-- begin --

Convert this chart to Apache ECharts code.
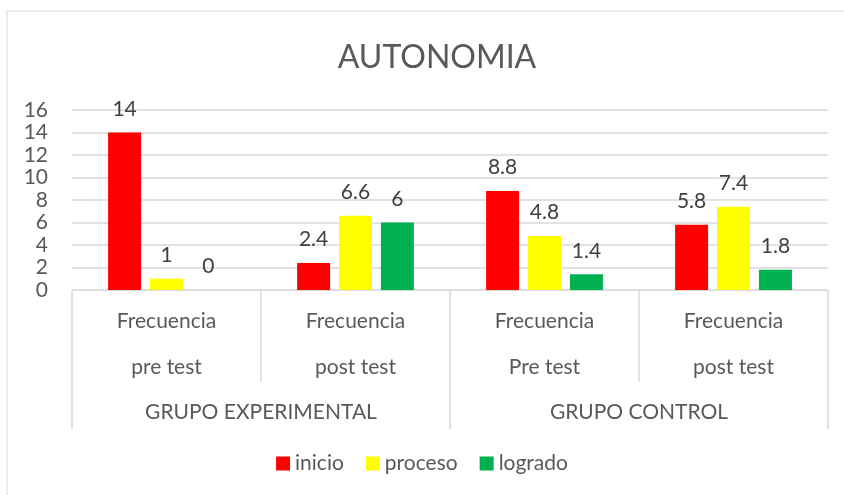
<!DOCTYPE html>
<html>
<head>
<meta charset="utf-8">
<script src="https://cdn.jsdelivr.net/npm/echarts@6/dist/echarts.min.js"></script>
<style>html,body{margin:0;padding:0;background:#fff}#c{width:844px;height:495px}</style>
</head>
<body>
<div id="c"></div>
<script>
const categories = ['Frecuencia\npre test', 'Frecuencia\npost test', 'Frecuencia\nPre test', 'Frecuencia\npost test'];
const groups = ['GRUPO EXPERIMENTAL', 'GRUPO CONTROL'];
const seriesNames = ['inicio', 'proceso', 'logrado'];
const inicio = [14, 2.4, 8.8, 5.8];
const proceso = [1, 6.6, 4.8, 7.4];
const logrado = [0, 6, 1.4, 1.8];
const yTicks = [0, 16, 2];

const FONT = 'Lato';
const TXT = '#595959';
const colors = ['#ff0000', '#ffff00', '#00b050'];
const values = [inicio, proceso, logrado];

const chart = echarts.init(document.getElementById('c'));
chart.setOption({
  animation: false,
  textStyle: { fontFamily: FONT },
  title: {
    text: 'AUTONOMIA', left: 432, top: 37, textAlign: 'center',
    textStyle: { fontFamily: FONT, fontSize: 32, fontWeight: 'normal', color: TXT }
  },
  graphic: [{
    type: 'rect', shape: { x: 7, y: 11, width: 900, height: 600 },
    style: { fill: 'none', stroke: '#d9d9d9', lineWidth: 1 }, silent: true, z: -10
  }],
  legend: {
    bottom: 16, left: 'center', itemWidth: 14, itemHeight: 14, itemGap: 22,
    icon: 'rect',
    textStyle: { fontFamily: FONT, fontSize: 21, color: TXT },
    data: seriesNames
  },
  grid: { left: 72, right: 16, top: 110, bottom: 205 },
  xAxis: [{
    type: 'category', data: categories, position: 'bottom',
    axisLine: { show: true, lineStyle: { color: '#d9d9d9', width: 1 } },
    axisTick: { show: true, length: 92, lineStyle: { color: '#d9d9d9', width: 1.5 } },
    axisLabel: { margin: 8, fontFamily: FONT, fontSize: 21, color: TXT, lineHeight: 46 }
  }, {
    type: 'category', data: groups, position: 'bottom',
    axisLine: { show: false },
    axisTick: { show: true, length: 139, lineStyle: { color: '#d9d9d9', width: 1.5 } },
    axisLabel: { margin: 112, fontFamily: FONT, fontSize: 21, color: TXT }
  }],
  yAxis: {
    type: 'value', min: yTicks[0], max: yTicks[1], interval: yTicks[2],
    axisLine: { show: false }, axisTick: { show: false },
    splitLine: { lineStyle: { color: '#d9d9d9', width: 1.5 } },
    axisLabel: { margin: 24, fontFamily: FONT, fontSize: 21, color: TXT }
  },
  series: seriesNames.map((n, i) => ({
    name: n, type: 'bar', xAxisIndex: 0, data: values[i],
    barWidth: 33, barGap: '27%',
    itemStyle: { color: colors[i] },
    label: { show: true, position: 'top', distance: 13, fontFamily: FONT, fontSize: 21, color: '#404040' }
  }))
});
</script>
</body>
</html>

-- end --
-- begin --

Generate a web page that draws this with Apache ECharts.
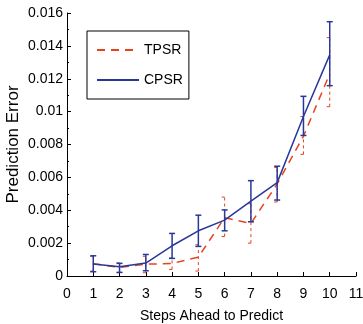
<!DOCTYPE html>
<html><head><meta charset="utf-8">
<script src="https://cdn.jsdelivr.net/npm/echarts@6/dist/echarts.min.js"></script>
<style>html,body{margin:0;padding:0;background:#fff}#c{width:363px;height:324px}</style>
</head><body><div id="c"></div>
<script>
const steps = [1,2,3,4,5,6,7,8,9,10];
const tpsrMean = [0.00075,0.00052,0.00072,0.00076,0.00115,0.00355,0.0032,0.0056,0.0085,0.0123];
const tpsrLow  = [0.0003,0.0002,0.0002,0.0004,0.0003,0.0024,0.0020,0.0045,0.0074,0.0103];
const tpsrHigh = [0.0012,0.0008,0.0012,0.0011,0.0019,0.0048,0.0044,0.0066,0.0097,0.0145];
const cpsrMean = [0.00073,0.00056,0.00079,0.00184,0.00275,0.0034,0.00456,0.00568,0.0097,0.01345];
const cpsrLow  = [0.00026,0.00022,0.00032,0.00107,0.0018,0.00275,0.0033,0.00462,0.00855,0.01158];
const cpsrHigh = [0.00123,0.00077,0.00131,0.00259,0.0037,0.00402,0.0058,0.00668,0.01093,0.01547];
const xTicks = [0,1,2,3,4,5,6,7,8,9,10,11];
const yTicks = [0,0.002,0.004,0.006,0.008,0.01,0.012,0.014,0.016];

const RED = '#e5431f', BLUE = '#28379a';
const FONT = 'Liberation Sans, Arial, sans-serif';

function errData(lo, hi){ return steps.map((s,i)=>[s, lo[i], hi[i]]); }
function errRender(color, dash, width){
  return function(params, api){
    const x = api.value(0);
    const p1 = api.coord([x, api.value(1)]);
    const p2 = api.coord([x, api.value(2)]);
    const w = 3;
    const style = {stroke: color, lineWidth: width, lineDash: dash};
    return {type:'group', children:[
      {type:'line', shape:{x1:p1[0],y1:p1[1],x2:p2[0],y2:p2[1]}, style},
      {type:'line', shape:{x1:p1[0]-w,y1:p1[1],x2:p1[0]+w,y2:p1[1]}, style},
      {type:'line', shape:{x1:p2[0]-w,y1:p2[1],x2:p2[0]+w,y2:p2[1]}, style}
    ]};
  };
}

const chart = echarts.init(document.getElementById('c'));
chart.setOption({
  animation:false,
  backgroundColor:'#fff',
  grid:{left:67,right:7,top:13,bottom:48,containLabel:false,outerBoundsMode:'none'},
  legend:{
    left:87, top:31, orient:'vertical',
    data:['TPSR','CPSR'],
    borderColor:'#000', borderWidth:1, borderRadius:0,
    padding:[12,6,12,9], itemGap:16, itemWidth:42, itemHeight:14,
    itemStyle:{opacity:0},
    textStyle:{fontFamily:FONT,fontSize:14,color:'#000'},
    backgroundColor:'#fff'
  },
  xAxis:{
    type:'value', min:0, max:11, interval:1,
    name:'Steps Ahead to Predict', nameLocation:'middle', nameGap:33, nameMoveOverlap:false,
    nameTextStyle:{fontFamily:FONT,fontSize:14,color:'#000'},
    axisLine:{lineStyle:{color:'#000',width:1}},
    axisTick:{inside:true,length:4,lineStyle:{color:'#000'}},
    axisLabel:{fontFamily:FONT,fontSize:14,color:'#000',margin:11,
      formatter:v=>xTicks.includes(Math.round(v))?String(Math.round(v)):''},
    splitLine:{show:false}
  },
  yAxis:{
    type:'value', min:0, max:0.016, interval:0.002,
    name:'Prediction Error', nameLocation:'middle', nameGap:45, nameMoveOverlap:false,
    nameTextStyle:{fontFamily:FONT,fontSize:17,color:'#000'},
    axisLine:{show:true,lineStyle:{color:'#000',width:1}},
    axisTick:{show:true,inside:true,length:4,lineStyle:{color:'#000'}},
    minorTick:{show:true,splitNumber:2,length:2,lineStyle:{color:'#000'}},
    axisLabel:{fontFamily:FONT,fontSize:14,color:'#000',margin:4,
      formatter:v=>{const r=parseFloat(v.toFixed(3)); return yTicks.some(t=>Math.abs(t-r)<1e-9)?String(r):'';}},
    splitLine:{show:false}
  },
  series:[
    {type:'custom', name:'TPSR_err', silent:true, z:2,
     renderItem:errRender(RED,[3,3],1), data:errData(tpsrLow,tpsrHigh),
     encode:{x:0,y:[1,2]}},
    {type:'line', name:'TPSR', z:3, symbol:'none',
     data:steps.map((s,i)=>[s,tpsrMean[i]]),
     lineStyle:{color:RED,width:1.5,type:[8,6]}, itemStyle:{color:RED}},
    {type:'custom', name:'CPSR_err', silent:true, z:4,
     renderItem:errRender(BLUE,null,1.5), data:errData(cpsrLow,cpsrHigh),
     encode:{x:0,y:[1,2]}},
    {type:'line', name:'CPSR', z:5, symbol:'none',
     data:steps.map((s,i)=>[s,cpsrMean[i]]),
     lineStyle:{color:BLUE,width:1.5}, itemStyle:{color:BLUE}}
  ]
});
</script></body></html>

-- end --

Only the lines between the one with "Convert this chart to Apache ECharts code." and the one with "const values = [inicio, proceso, logrado];", those two included, get copied from the material above. Keep it exact and free of pictures.

▸ **Full solution**:
Convert this chart to Apache ECharts code.
<!DOCTYPE html>
<html>
<head>
<meta charset="utf-8">
<script src="https://cdn.jsdelivr.net/npm/echarts@6/dist/echarts.min.js"></script>
<style>html,body{margin:0;padding:0;background:#fff}#c{width:844px;height:495px}</style>
</head>
<body>
<div id="c"></div>
<script>
const categories = ['Frecuencia\npre test', 'Frecuencia\npost test', 'Frecuencia\nPre test', 'Frecuencia\npost test'];
const groups = ['GRUPO EXPERIMENTAL', 'GRUPO CONTROL'];
const seriesNames = ['inicio', 'proceso', 'logrado'];
const inicio = [14, 2.4, 8.8, 5.8];
const proceso = [1, 6.6, 4.8, 7.4];
const logrado = [0, 6, 1.4, 1.8];
const yTicks = [0, 16, 2];

const FONT = 'Lato';
const TXT = '#595959';
const colors = ['#ff0000', '#ffff00', '#00b050'];
const values = [inicio, proceso, logrado];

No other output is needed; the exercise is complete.